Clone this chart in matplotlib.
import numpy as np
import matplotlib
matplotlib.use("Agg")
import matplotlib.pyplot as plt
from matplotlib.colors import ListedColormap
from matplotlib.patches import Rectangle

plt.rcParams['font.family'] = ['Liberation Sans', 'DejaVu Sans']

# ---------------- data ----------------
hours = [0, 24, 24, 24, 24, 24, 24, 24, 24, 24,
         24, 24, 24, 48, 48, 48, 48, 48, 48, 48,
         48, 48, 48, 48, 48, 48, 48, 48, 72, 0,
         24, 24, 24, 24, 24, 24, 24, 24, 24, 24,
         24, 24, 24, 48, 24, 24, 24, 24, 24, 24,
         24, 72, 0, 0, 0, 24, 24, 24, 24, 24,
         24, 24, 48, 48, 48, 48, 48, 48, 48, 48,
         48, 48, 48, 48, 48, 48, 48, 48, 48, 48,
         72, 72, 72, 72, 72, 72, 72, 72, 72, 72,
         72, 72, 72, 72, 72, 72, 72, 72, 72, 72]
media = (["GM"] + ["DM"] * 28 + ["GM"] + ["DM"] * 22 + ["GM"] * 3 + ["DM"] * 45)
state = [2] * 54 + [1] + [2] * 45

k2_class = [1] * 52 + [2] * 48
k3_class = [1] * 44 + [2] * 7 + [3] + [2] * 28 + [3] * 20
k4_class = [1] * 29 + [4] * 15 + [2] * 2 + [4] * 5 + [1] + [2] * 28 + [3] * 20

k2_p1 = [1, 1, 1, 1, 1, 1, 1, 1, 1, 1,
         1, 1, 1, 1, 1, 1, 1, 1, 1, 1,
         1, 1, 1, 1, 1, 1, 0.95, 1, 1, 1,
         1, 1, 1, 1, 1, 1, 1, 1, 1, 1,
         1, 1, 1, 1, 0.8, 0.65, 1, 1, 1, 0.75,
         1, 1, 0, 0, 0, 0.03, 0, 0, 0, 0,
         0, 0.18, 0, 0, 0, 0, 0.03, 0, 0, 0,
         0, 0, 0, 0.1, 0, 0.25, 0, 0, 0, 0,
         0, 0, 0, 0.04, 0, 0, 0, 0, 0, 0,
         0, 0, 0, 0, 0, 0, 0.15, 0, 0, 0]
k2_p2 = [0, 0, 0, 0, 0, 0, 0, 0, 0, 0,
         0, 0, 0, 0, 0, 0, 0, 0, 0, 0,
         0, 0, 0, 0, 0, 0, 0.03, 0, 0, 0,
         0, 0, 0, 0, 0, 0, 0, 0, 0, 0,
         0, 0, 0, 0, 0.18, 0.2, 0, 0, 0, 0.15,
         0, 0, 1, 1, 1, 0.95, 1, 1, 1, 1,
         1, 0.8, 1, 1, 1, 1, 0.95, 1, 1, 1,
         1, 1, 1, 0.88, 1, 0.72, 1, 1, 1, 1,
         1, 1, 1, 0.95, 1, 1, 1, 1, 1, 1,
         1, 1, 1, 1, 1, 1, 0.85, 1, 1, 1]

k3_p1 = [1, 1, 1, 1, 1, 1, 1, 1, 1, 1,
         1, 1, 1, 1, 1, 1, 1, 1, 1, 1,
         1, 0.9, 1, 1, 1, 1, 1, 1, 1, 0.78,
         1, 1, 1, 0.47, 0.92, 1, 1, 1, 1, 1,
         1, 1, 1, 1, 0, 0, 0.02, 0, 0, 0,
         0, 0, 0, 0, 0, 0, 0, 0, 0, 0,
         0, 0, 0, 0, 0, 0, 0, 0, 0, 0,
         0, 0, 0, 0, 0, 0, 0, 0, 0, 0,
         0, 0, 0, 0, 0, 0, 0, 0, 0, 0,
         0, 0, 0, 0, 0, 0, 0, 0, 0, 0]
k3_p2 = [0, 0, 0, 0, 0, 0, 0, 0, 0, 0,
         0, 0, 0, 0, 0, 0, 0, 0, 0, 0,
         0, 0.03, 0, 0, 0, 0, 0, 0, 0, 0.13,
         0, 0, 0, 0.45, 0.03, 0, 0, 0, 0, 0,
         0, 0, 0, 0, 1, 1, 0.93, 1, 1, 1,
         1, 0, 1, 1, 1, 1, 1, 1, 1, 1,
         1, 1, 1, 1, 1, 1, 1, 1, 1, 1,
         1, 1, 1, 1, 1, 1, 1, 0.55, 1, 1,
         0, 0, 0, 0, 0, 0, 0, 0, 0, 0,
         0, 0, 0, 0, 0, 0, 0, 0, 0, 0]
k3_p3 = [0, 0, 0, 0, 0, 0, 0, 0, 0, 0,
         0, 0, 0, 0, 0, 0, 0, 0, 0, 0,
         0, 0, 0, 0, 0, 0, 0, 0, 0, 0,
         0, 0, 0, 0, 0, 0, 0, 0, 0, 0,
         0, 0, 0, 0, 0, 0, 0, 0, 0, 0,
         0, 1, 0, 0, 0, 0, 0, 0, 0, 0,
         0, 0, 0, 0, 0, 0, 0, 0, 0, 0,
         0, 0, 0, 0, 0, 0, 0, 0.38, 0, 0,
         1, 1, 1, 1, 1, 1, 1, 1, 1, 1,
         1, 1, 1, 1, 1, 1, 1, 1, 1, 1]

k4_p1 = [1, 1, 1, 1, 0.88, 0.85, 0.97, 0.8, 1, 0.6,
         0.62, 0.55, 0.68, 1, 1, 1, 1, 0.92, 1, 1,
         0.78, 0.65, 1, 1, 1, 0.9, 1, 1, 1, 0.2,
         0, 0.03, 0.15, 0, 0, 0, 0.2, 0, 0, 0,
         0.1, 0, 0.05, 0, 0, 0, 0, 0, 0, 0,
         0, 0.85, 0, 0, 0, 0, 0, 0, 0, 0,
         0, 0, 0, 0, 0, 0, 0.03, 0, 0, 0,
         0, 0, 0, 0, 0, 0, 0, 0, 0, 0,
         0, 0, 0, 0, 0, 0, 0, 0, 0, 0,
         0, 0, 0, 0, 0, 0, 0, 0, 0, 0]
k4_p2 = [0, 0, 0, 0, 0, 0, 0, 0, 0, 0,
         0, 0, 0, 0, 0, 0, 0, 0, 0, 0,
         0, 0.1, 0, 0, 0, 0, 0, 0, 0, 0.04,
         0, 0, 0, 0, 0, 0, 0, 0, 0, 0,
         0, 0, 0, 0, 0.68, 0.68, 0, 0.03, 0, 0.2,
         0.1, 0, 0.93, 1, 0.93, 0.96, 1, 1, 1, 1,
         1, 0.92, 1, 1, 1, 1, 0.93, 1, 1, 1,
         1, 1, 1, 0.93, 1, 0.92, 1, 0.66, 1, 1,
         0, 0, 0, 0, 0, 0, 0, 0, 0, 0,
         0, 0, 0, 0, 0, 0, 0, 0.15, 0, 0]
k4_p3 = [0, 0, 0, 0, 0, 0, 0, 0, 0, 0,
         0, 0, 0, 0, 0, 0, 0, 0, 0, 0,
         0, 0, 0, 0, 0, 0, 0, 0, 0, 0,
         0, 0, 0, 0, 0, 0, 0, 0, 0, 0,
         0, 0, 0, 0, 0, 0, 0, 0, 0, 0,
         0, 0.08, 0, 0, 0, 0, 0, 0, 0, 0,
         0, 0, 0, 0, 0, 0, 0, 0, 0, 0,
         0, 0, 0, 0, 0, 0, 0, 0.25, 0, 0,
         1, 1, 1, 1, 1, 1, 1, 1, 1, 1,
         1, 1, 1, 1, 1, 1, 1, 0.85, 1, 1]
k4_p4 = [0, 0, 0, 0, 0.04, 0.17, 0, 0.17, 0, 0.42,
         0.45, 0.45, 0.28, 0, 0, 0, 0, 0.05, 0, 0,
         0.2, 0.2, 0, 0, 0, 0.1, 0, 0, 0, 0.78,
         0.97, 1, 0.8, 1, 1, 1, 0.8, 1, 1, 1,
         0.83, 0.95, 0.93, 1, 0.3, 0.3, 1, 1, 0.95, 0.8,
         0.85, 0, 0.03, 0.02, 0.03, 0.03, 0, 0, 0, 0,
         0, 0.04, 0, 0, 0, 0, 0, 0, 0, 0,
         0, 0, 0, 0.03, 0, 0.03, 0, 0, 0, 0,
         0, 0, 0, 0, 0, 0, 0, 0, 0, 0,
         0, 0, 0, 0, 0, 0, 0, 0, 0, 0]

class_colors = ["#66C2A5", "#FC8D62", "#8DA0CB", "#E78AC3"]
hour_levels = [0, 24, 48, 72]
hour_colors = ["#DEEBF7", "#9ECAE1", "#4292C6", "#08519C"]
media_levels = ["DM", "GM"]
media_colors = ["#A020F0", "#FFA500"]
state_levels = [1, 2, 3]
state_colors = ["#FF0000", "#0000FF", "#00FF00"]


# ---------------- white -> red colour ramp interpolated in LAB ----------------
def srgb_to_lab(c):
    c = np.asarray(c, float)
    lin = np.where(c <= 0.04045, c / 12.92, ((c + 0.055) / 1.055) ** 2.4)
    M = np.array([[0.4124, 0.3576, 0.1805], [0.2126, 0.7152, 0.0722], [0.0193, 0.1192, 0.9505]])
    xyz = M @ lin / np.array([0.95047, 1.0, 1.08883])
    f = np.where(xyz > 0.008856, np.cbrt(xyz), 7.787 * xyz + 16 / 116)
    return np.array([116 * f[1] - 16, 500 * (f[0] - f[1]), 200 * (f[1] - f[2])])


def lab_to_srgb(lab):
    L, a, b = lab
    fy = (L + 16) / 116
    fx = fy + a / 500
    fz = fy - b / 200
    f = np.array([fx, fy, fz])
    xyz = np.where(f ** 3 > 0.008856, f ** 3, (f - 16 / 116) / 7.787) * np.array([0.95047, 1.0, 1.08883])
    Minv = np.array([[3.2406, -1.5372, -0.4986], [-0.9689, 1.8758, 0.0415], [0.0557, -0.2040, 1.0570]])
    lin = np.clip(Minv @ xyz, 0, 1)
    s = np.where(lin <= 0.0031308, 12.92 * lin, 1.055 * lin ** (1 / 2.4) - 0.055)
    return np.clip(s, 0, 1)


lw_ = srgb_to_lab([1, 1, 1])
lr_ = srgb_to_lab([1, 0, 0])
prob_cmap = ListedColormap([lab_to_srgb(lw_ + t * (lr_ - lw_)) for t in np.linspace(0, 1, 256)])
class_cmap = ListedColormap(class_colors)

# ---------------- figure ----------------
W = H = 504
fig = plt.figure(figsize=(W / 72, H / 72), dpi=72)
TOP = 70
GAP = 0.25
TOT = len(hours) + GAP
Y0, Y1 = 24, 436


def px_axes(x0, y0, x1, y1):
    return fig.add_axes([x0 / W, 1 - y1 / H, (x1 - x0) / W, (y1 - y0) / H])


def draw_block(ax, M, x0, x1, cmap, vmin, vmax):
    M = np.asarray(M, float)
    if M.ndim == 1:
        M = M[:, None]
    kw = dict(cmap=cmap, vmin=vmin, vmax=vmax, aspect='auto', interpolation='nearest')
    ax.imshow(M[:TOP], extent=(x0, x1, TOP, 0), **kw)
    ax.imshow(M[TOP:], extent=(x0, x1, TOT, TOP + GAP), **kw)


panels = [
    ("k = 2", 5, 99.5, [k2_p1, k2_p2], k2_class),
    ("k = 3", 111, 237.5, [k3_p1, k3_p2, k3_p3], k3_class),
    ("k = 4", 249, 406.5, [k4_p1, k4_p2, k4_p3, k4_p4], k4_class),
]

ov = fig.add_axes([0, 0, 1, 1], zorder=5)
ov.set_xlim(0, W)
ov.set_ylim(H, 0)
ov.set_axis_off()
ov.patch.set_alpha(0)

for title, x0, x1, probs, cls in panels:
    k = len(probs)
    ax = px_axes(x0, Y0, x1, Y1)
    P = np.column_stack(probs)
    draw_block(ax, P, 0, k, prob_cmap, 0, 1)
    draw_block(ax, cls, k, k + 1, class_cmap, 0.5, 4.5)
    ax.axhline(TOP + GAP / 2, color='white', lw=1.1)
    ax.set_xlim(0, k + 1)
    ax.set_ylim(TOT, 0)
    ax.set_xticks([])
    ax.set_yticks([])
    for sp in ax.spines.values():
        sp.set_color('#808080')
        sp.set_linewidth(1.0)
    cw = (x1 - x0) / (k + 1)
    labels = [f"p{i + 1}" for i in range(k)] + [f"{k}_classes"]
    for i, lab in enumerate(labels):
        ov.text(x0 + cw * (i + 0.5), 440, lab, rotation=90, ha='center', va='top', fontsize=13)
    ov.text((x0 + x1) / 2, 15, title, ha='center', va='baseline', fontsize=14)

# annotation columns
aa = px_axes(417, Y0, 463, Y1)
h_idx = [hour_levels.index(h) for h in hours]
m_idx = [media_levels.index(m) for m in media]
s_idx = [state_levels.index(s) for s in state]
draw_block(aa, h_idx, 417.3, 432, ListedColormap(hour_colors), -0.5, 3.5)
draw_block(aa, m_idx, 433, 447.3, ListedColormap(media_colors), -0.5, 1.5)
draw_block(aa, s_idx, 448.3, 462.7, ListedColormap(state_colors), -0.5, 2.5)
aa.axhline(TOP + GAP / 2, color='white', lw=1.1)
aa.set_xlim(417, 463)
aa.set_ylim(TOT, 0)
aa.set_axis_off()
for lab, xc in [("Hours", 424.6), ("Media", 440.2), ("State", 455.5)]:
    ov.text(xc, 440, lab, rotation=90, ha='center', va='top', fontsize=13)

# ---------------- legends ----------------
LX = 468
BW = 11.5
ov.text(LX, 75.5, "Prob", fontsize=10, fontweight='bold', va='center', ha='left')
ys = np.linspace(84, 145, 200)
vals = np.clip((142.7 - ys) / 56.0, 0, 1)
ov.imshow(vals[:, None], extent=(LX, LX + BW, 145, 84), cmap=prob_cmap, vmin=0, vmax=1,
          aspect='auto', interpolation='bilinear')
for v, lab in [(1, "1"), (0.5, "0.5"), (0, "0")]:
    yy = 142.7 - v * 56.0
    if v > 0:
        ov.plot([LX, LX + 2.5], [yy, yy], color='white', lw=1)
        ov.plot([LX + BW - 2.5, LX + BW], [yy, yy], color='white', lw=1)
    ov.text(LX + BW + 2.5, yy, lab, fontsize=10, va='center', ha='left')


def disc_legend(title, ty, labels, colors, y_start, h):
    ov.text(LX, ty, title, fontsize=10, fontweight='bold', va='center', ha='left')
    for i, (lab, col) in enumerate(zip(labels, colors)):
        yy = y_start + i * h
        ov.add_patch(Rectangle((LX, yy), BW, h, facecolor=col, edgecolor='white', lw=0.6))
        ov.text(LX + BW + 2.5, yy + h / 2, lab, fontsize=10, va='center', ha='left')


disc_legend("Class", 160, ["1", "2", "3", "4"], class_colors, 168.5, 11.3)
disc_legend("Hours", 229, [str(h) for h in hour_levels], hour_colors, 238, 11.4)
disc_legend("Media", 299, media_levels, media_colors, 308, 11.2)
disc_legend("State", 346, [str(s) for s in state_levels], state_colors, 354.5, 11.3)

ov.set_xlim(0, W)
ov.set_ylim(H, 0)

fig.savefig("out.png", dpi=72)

STATED EXERCISE.
What is needed is an exact copy of the lines from the start of the listing through the line where "1, 1, 1, 1, 1, 1, 0.85, 1, 1, 1]" sits, please, both end lines included and nothing more.

TASK OUTPUT.
Clone this chart in matplotlib.
import numpy as np
import matplotlib
matplotlib.use("Agg")
import matplotlib.pyplot as plt
from matplotlib.colors import ListedColormap
from matplotlib.patches import Rectangle

plt.rcParams['font.family'] = ['Liberation Sans', 'DejaVu Sans']

# ---------------- data ----------------
hours = [0, 24, 24, 24, 24, 24, 24, 24, 24, 24,
         24, 24, 24, 48, 48, 48, 48, 48, 48, 48,
         48, 48, 48, 48, 48, 48, 48, 48, 72, 0,
         24, 24, 24, 24, 24, 24, 24, 24, 24, 24,
         24, 24, 24, 48, 24, 24, 24, 24, 24, 24,
         24, 72, 0, 0, 0, 24, 24, 24, 24, 24,
         24, 24, 48, 48, 48, 48, 48, 48, 48, 48,
         48, 48, 48, 48, 48, 48, 48, 48, 48, 48,
         72, 72, 72, 72, 72, 72, 72, 72, 72, 72,
         72, 72, 72, 72, 72, 72, 72, 72, 72, 72]
media = (["GM"] + ["DM"] * 28 + ["GM"] + ["DM"] * 22 + ["GM"] * 3 + ["DM"] * 45)
state = [2] * 54 + [1] + [2] * 45

k2_class = [1] * 52 + [2] * 48
k3_class = [1] * 44 + [2] * 7 + [3] + [2] * 28 + [3] * 20
k4_class = [1] * 29 + [4] * 15 + [2] * 2 + [4] * 5 + [1] + [2] * 28 + [3] * 20

k2_p1 = [1, 1, 1, 1, 1, 1, 1, 1, 1, 1,
         1, 1, 1, 1, 1, 1, 1, 1, 1, 1,
         1, 1, 1, 1, 1, 1, 0.95, 1, 1, 1,
         1, 1, 1, 1, 1, 1, 1, 1, 1, 1,
         1, 1, 1, 1, 0.8, 0.65, 1, 1, 1, 0.75,
         1, 1, 0, 0, 0, 0.03, 0, 0, 0, 0,
         0, 0.18, 0, 0, 0, 0, 0.03, 0, 0, 0,
         0, 0, 0, 0.1, 0, 0.25, 0, 0, 0, 0,
         0, 0, 0, 0.04, 0, 0, 0, 0, 0, 0,
         0, 0, 0, 0, 0, 0, 0.15, 0, 0, 0]
k2_p2 = [0, 0, 0, 0, 0, 0, 0, 0, 0, 0,
         0, 0, 0, 0, 0, 0, 0, 0, 0, 0,
         0, 0, 0, 0, 0, 0, 0.03, 0, 0, 0,
         0, 0, 0, 0, 0, 0, 0, 0, 0, 0,
         0, 0, 0, 0, 0.18, 0.2, 0, 0, 0, 0.15,
         0, 0, 1, 1, 1, 0.95, 1, 1, 1, 1,
         1, 0.8, 1, 1, 1, 1, 0.95, 1, 1, 1,
         1, 1, 1, 0.88, 1, 0.72, 1, 1, 1, 1,
         1, 1, 1, 0.95, 1, 1, 1, 1, 1, 1,
         1, 1, 1, 1, 1, 1, 0.85, 1, 1, 1]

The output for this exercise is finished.